The Puerto Rico Manufacturing-Purchasing Managers Index has been above a threshold that reflects expansion for 14 of the last 20 months. Exports in fiscal year 2011 totaled $64.9 billion, 5.2% over the prior year. Retail sales grew by 2.8% year on year in 2011, and by 4% in December alone. Auto sales in 2011 also showed modest improvement, with growth of 1.5% year on year. In the important tourism industry, the occupancy rate reached 69.2%, up 1.5 percentage points over 2010.
The report notes the positive impact from more than $7 billion in federal stimulus funding for Puerto Rico through the American Recovery & Reinvestment Act. Some $5.9 billion (83.5%) has been disbursed, largely for infrastructure projects. The Fortuño administration’s $500 million local stimulus plan has also pumped $365 million into the island economy.

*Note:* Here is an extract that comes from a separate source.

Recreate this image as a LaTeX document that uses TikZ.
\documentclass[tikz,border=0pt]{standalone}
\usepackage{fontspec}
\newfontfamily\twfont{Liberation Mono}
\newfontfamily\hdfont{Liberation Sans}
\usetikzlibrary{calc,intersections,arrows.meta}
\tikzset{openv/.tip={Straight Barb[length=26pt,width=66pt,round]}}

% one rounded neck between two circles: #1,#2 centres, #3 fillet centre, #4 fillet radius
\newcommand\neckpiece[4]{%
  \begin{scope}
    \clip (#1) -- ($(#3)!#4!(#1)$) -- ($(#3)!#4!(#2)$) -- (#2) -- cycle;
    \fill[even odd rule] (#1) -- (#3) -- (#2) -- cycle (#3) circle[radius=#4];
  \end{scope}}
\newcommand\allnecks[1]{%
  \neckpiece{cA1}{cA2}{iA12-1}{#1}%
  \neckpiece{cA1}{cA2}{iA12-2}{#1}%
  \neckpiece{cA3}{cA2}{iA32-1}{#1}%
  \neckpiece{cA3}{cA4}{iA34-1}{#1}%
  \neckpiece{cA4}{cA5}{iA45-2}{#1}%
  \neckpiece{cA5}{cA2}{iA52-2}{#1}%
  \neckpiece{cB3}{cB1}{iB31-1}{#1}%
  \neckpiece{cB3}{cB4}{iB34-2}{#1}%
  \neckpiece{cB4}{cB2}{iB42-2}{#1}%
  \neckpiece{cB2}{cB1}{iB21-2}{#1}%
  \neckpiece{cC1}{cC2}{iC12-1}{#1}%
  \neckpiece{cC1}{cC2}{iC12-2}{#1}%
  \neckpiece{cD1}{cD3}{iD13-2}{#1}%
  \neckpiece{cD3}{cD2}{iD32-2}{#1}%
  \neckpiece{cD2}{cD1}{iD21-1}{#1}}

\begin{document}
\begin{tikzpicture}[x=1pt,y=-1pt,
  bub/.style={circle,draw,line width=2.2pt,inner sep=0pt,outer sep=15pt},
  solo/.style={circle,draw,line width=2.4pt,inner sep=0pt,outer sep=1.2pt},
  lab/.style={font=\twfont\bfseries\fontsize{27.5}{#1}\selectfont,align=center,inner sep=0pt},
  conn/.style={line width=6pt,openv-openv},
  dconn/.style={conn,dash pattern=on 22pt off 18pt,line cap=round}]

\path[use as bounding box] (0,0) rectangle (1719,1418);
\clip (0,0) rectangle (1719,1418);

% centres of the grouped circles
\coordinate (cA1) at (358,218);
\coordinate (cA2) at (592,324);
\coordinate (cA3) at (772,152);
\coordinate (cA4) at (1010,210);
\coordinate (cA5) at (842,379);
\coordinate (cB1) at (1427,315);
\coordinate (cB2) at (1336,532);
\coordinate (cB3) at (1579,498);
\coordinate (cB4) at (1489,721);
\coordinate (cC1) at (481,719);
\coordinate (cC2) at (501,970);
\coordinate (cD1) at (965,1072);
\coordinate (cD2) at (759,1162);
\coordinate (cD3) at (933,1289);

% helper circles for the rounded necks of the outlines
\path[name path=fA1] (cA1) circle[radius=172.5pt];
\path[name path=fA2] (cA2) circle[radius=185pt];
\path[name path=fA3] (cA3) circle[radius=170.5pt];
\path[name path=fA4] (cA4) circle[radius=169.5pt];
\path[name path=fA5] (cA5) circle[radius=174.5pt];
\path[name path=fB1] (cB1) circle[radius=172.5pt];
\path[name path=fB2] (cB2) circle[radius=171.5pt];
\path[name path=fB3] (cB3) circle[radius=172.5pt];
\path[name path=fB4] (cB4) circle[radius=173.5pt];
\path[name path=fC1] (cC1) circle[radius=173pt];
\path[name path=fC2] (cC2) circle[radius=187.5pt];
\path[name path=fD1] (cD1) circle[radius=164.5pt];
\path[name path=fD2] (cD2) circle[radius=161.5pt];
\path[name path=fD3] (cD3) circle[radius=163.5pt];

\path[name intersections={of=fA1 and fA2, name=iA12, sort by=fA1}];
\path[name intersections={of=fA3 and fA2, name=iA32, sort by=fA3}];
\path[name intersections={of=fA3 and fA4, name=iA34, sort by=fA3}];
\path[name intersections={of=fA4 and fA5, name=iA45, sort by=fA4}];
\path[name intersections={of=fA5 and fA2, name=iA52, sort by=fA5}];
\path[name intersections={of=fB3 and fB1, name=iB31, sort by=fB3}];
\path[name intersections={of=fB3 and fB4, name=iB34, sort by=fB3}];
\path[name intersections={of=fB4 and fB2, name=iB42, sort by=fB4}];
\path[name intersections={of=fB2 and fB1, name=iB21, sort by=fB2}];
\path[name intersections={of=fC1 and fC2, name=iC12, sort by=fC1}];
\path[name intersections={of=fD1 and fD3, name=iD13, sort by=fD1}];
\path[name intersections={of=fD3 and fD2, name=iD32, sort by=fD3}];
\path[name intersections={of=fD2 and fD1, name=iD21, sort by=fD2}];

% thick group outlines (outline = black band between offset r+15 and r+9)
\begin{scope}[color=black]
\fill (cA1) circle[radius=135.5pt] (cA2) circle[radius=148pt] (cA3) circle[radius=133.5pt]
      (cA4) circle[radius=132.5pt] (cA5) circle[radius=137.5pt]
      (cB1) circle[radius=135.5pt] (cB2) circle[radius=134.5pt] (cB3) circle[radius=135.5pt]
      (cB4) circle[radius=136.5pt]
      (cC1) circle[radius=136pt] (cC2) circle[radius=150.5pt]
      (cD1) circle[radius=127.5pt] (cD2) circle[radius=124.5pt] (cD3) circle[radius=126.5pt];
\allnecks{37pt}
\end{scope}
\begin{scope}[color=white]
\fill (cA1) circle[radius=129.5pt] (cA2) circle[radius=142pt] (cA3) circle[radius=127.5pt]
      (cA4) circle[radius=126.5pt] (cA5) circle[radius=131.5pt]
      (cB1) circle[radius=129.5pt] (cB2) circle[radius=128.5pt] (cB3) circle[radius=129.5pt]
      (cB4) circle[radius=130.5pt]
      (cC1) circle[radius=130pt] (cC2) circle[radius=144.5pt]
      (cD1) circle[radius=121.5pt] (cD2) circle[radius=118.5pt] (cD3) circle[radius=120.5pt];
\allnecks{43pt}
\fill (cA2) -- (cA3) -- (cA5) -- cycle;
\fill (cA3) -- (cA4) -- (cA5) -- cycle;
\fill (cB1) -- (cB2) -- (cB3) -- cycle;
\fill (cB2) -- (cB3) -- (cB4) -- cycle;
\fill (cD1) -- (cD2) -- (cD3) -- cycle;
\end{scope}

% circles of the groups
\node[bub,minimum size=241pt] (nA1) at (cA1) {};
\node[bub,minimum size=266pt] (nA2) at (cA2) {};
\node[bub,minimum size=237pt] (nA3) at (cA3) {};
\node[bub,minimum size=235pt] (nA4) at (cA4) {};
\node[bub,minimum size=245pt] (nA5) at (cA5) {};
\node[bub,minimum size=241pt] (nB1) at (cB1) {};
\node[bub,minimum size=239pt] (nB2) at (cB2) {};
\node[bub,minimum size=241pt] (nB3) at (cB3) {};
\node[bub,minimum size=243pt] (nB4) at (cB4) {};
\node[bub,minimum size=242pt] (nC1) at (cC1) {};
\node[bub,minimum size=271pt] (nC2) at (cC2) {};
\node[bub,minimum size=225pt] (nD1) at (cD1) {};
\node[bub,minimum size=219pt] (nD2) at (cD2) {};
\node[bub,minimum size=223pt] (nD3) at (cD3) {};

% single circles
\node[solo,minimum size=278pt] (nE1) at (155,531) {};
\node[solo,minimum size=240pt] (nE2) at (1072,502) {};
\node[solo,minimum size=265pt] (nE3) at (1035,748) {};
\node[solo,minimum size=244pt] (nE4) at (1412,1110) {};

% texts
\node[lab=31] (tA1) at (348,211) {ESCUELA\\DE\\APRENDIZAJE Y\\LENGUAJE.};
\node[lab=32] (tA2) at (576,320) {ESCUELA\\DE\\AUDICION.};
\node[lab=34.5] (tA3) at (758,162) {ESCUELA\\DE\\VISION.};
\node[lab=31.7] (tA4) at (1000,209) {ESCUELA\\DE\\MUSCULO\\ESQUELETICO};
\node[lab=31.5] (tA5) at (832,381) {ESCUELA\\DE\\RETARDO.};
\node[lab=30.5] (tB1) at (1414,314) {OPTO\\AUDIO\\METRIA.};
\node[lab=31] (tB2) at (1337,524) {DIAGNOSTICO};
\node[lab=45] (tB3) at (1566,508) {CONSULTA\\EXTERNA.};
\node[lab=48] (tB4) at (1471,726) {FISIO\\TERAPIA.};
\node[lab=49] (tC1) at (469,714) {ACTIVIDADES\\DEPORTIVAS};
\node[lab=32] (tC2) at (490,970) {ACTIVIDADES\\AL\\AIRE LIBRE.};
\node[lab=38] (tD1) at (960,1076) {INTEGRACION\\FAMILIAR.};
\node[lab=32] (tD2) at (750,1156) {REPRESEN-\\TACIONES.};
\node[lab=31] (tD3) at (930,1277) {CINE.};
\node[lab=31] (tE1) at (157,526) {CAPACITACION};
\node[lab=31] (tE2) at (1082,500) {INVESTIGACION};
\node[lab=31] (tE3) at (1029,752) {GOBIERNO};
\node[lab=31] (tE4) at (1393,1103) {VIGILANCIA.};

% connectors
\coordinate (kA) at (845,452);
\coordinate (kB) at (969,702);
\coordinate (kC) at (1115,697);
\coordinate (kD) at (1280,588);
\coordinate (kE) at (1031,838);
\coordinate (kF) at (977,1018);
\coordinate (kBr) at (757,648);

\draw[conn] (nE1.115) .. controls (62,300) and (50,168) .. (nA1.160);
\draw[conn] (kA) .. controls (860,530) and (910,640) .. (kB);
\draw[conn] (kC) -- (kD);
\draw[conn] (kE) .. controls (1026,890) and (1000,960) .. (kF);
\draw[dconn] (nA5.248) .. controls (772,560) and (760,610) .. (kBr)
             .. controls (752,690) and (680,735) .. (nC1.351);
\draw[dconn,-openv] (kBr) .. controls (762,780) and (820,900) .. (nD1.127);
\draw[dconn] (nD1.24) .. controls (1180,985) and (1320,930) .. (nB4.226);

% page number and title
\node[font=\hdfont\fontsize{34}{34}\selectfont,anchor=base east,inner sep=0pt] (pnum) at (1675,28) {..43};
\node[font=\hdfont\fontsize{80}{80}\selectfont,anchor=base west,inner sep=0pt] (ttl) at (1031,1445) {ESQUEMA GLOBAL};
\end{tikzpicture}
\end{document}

“However, as these funds will soon be depleted, the government’s recovery strategy is based on a medium- and long-term plan to boost Puerto Rico’s competitiveness, attract investment to new or growing sectors, focus more on innovation and research and development, and promote the island as a business hub connecting the North America with the broader Caribbean and Latin American area,” the EIU said.
New tax breaks created
One step in this direction is a new law to aggressively foment growth of the local services industry and the exportation of services, thereby diversifying the drivers of economic growth and attracting new private capital.
The Export Services Act (No 20 of 2012) aims to turn Puerto Rico into an international center for legal, consulting, financial, engineering and other forms of services. The law provides for 20-year decrees, renewable for 10 additional years, which guarantee the tax breaks cannot be subject to subsequent legislative changes.
Under the decree, a new outside business setting up in Puerto Rico to provide services for export (or an existing local service provider that expands into exports) will be subject to a 4% flat corporate income tax rate (compared with the normal local rate of 30%), with a possibility of lowering this to 3% if exports are the main revenue generator of the company. Distributions from earnings and profits from such ventures will be 100% tax exempt in Puerto Rico. The operation will also be exempt from property taxes.
As a complement to this act, lawmakers passed the Individual Investors Act (Act 22 of 2012), designed to attract investors and high net worth individuals to take up residence in Puerto Rico. Benefits include 100% exemption from local taxes on interest and dividends, and on long-term capital gains accrued after the person becomes a legal resident. It is hoped that the act will attract business professionals (or retirees) to relocate to the island and will further encourage foreign or mainland-based services companies to set up shop there.
The EIU is not optimistic on Puerto Rico’s chances of landing a new federal industrial lure in the short term.
Puerto Rico has continued to lobby legislators in Washington to amend Section 933 of the U.S. tax code by adding a clause that would allow U.S. companies in Puerto Rico to benefit from US tax provisions permitting dividends paid to a parent company on the mainland to be tax-deductible. The measure, which has not advanced, would partially replace special benefits provided to Puerto Rico under Section 936 of the tax code, which expired in 2006.
“The issue might not be considered until the US Congress takes up a more comprehensive overhaul of the tax code, which is much discussed in political circles but does not look to be on the horizon,”
Too soon to tell
“It is too soon to determine whether Puerto Rico’s latest efforts to boost economic growth and diversification will bear the desired fruit,” the EIU said.
In the short term at least, the government’s ongoing fiscal squeeze will keep government consumption and investment low, according to the report. The economy also suffers from very high rates of unemployment, and this will continue to dampen private demand. A strong dependence on imports, particularly of fuel, will also hinder growth.
Externally, conditions also remain fragile.
Although the EIU no longer foresees a risk of recession in the U.S., and forecasts U.S. GDP growth of 1.9% in 2012, this is far below the rate of 3% enjoyed in 2010.
“Sluggish U.S. growth will limit expansion of Puerto Rico’s tourism, services and retail sectors,” the EIU said. “Recession in the euro zone, and the risk of an oil price spike, will also dampen Puerto Rico’s growth prospects.”